So I have this long conversation with a local compu-geek who tells me I should check out an SSD as an alternative for hard disk loading of FSX. He sez: Access times are four times faster with SSD's that are ported through a USB 2.0 socket and the textures in FS2004/FSX will load faster as a result. Better frame rates should appear.
I already own an IOMEGA 60GB micro that I carry on business trips so I deleted the old demo, reloaded onto my micro and sure enough it works better. A noticeable improvement in smoothness with a lot less stutter. I'm having an issue with saving my .cfg file, but I'll get it sorted out.

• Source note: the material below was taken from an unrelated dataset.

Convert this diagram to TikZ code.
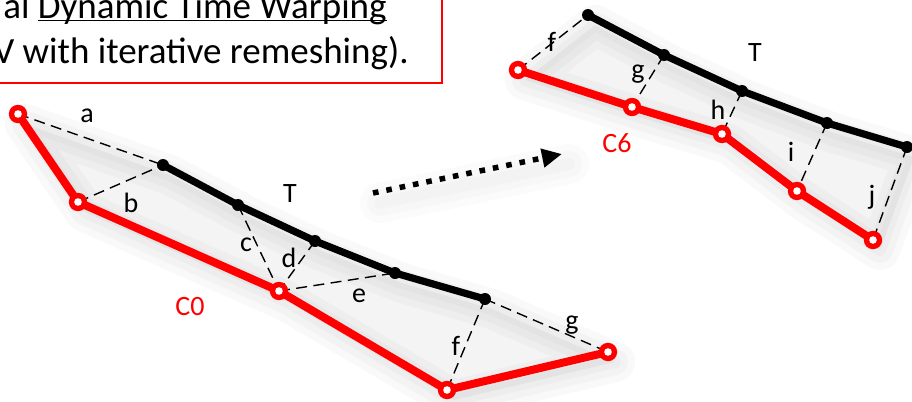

So how come we are still using mechanical hard drives at all? SSD's are faster, more reliable, more resistent to enviromental issues, and are only a little more expensive per Gig than the ATA100's. Just a thought.
No external drive is as fast as an interal one. That said, I didn't see any problem with the demo on and external USB drive. FS is far more CPU and RAM-intensive than it is disk-intensive.
probably you have insufficiant amount of ram and that the fast loading time was due to the fact that the pagefile is in a separate drive.
I thought of that and ordered an extra 1GB. I now have 2GB on board and that still gave the stutter-- even with the new video card! I did the services fix elsewhere mentioned and that helped a bit, but if I am in high-res on the textures, it just makes it too jumpy. Dunno.
Greystone, where would I go to find SSDs' for sale? I can't find any places that sell them, but have found actual manufacturers. If they are in fact only a little more expensive than mechanical hard drives I'm ready with the money to buy one to replace the hard drive I have in this laptop. Only problem is I so far can't find any for sale. eBay doesn't even have any.
Hah! You ask the 64 gazillion $ question. If you buy a 2 GB USB keychain flash drive, that's essentially an SSD. If you want a really big capacity one, I got a 320 GB desktop model from Iomega for about $200 and it's not that large physically. As far as replacing the HDD in your laptop, I do not believe the industry has caught up to this application yet. Could be the write-life issue that has yet to be fully resolved. It isn't a big deal for me, since I will use this SSD for work files and some programs like FS. I don't think I could possibly exhaust the write-life cycle in the normal three to four year timeline that I keep computer technology before upgrading to newer stuff.